Once you have your Kelly fraction dialed in, the next layer is checking that your total open exposure stays within bounds — not just per trade, but across the book. If half-Kelly says 5% per trade and you're running six open positions on correlated tech names, your effective exposure is not 30% — it's higher, depending on how those positions move together.

Review your win-rate sample regularly. Thirty trades is the minimum for any estimate to be meaningful. One hundred gives you something more reliable. The formula is mathematically sound. The inputs are what break most traders.


FAQ

Does Kelly Criterion work for short options strategies like selling puts?

Yes, but the formula outputs a small f — often 2–5% of capital. Short premium strategies have high win rates but large occasional losses. Kelly correctly restrains position size when the loss magnitude dwarfs the typical gain. That's the formula doing its job, not a sign it's wrong for this strategy type.

What win rate do I need for Kelly to produce a positive position size?

Kelly produces a positive f only when you have a genuine edge — when bp > q. With equal win and loss sizes (b = 1), you need a win rate above 50%. With a 2:1 win-to-loss ratio, you only need about a 33% win rate. Below those thresholds, Kelly correctly tells you not to trade.

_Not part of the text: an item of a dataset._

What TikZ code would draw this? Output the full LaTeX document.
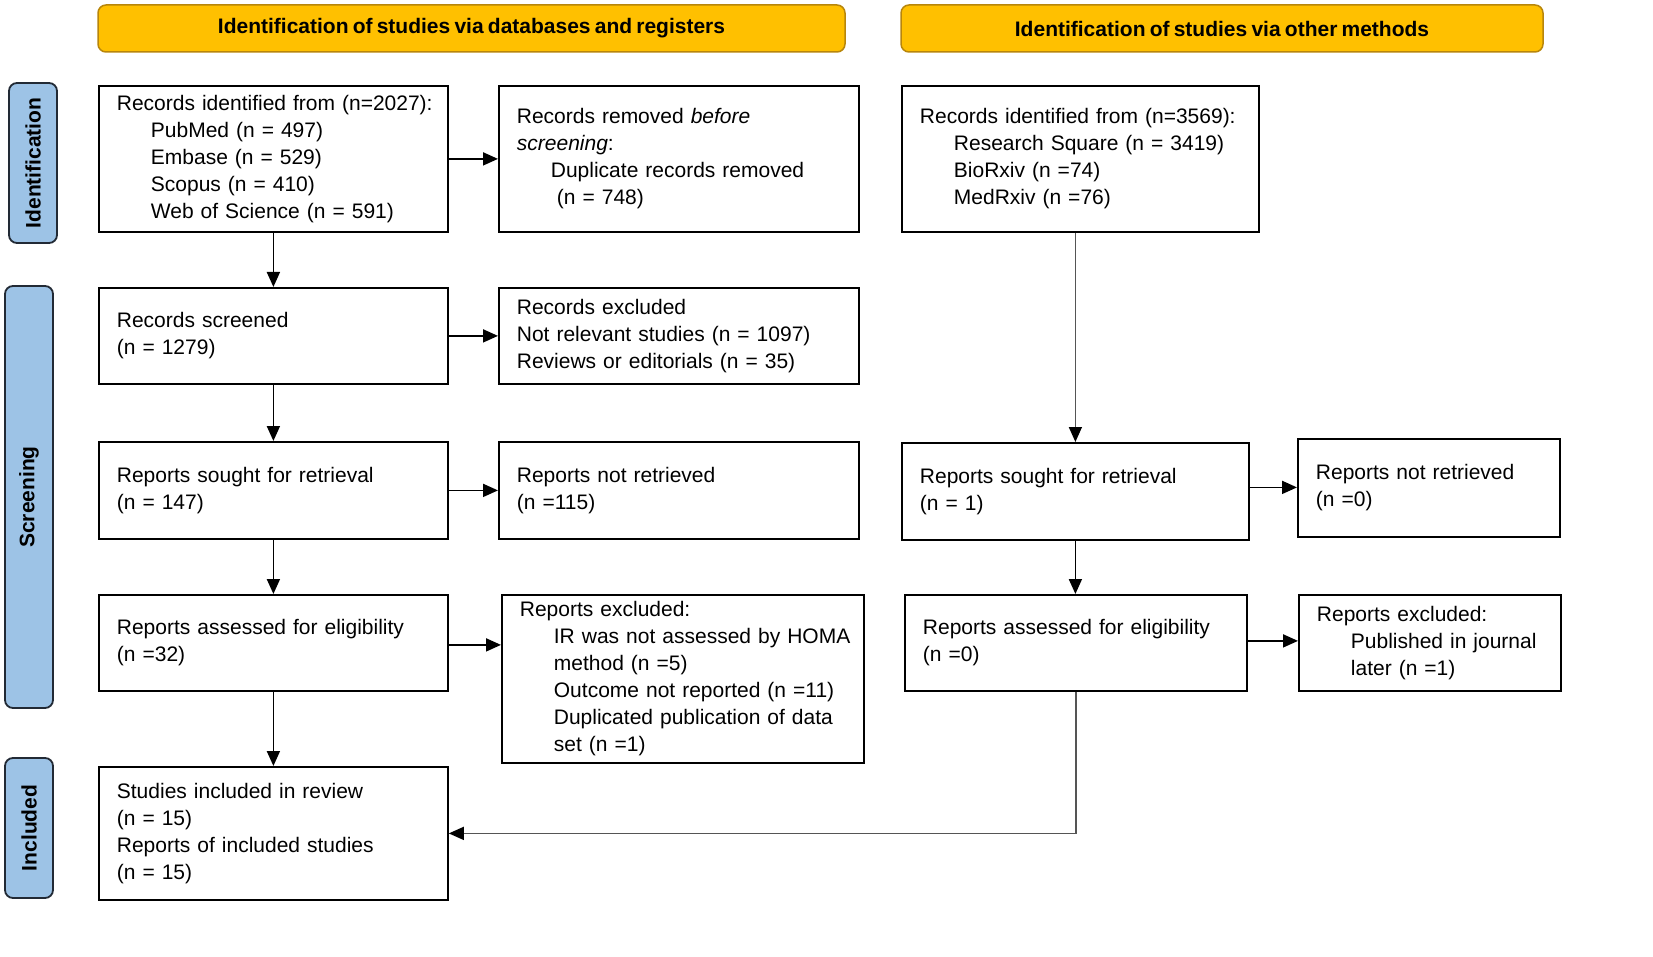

Can I use Kelly Criterion with weekly options?

Yes, but tread carefully. Weekly options amplify both win rate estimation error and theta decay effects. With short holding periods, your realized win/loss ratio can vary sharply week to week. Use at least 50 closed weekly-option trades before trusting your Kelly estimate, and apply quarter Kelly until the sample is larger.

How does Kelly Criterion differ from fixed fractional position sizing?

Fixed fractional (e.g., always risk 2% per trade) ignores your edge. Kelly adjusts the fraction based on how large your edge actually is. A weak edge shrinks your Kelly bet size; a strong edge expands it. Fixed fractional treats all trades identically, which is convenient but inefficient — you undersize good setups and oversize bad ones.

Is Kelly Criterion used by professional options traders?

Some quantitative funds apply Kelly-derived sizing, but rarely the full formula. More commonly, professionals use fractional Kelly (half or quarter) combined with portfolio-level risk limits. Individual options traders at major firms typically operate under hard notional or VaR limits that effectively cap position size well below what full Kelly would allow. The math is respected; the full output is rarely trusted without constraints.

What if my win rate changes significantly after I've already sized a position?

Kelly applies to before-entry sizing. Once a position is open, you manage it with your existing exit rules — stop-losses, profit targets, delta adjustments. Recalculate Kelly for future trades using updated win-rate data, not mid-trade. Changing position size mid-trade based on updated Kelly estimates introduces a different category of error.